Illegittimità della rilevazione biometrica dell'impronta digitale dei dipendenti.

Illegittimità della rilevazione biometrica dell'impronta digitale dei dipendenti.
29 Novembre 2023: Illegittimità della rilevazione biometrica dell'impronta digitale dei dipendenti. 29 Novembre 2023

IL CASO. Una società cominciava ad utilizzare all’interno di un proprio stabilimento produttivo uno strumento di rilevamento biometrico dell’impronta digitale con lo scopo di registrare le presenze giornaliere dei propri dipendenti.
Il Garante per la privacy sanzionava la società con una multa di circa 30.000,00 euro, ritenendo che il suddetto strumento consentisse un trattamento di dati biometrici illegittimo, in quanto posto in essere in assenza dell’istanza di verifica preliminare del trattamento e di notifica al Garante.
La società proponeva opposizione all’ingiunzione del Garante della privacy, che però veniva respinta dal Tribunale.
In particolare, il Giudice dell’opposizione riteneva che fosse irrilevante il rapporto negoziale tra la società che aveva fornito lo strumento e la società multata e che quest’ultima, in qualità di datore di lavoro, fosse l’unica a poter adottare le determinazioni in materia di trattamento di dati personali.
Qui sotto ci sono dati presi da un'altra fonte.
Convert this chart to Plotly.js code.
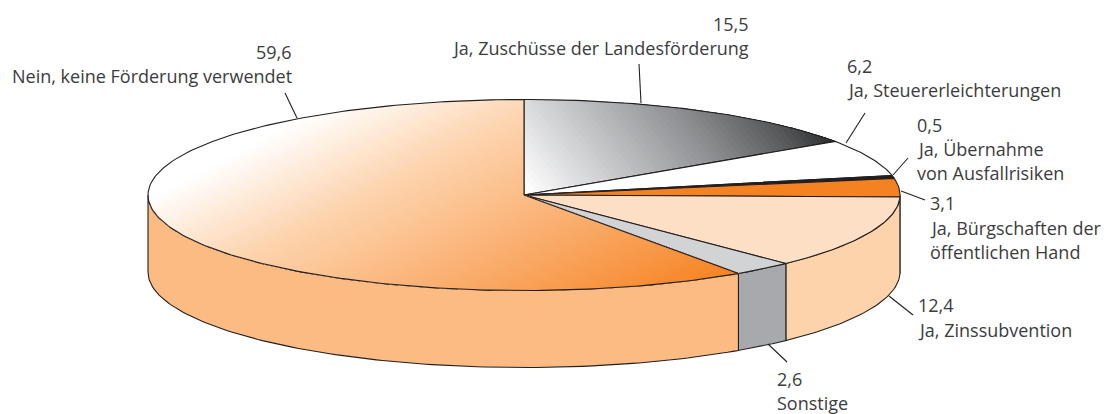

Il Tribunale, inoltre, considerato che la società datrice di lavoro aveva deciso di utilizzare il suddetto strumento di rilevazione biometrica, riteneva sussistente la volontarietà e la consapevolezza della condotta.
La società multata proponeva ricorso per Cassazione avverso la decisione del Tribunale.
LA DECISIONE. Con ordinanza n. 6642 del 6.3.2023, la Corte di Cassazione ha respinto il ricorso, escludendo la sussistenza sia di un errore scusabile, sia della buona fede della società multata.
Anzitutto, la Suprema Corte ha escluso che nella condotta della società multata potesse ravvisarsi un errore scusabile, posto che la stessa società aveva omesso di porre in essere gli adempimenti imposti al titolare del trattamento (e cioè le necessarie verifiche preliminari e la notifica al Garante) e che tali adempimenti fossero esigibili dalla stessa società “in ragione della posizione di garanzia ricoperta dal datore di lavoro quale titolare del trattamento”, nonché della “professionalità qualificata dello stesso”.
Con riguardo all’esimente della buona fede della società ricorrente, la Corte di Cassazione ne ha escluso la ricorrenza nel caso in esame, perché la società aveva fatto affidamento sulla liceità della propria condotta, omettendo colposamente gli adempimenti richiesti dalla legge e, quindi, aveva tenuto una condotta quantomeno colposa.
In proposito, la Corte ha precisato che “l’esimente della buona fede prevista dalla L. n. 689 del 1981, art. 3, in tema di sanzioni amministrative, non trova applicazione quando l’affidamento relativo alla liceità della condotta dipende proprio dalla colpa consistita nella mancata verifica degli adempimenti richiesti in qualità di datore di lavoro titolare del trattamento dei dati personali dei propri dipendenti, cui competono (…) le decisioni in ordine alle finalità, alle modalità di trattamento ed agli strumenti utilizzati”.